5. Network: hostNetwork

When there is heavy RPC communication between data nodes in cluster mode, you can bypass CNI overhead:

performanceTuning:
  hostNetwork: false    # Change to true to bypass CNI

Considerations when using hostNetwork:

Pods share the host network namespace, so watch out for port conflicts
dnsPolicy: ClusterFirstWithHostNet is automatically configured
RPC port (8223) must be allowed in security groups

6. RDMA / UCX

Standard RDMA is not supported in cloud VPCs.
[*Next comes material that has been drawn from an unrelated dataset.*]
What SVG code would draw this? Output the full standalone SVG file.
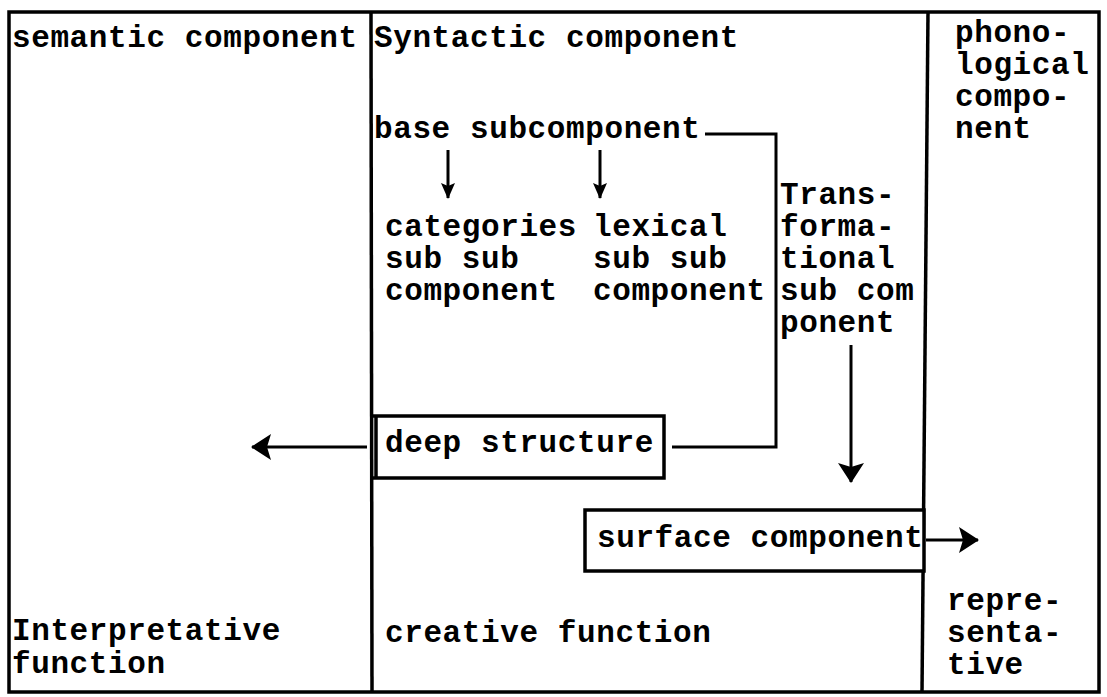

You must use AWS EFA (Elastic Fabric Adapter):

EFA-supported instances: hpc7g, p5.48xlarge, trn1.32xlarge, etc.
EFA device plugin DaemonSet installation required
For most workloads, TCP + busy_poll tuning is sufficient

How to Apply

Helm Deployment

helm upgrade zeptodb ./deploy/helm/zeptodb \
  --set karpenter.enabled=true \
  --set performanceTuning.hostNetwork=false \
  --set performanceTuning.hugepages.enabled=true

Performance Verification

After deployment, verify that the settings are correctly applied with the following commands:

# Check Pod QoS class (should be Guaranteed)
kubectl get pod -n zeptodb -o jsonpath='{.items[0].status.qosClass}'

# Check cpuset (dedicated cores should be assigned)
kubectl exec -n zeptodb <pod> -- cat /sys/fs/cgroup/cpuset.cpus

# Check hugepages
kubectl exec -n zeptodb <pod> -- cat /proc/meminfo | grep -i huge

# Check NUMA
kubectl exec -n zeptodb <pod> -- numactl --show

Performance Comparison Summary

Properly tuned K8s environment vs bare-metal:

Metric	Bare-metal	K8s (after tuning)	Difference
Ingestion (ring buffer)	5.52M evt/s	~5.4M evt/s	~2%
Filter 1M rows (SIMD)	272μs	~275μs	~1%
VWAP 1M rows (JIT)	532μs	~540μs	~1.5%
HDB flush (instance store)	4.8 GB/s	~4.5 GB/s	~6%
HDB flush (EBS gp3)	4.8 GB/s	125 MB/s	38× slower

SIMD, JIT, and lock-free structures are userspace operations, so they are barely affected by containers. The differences come from I/O and scheduling, and the tuning above resolves most of them.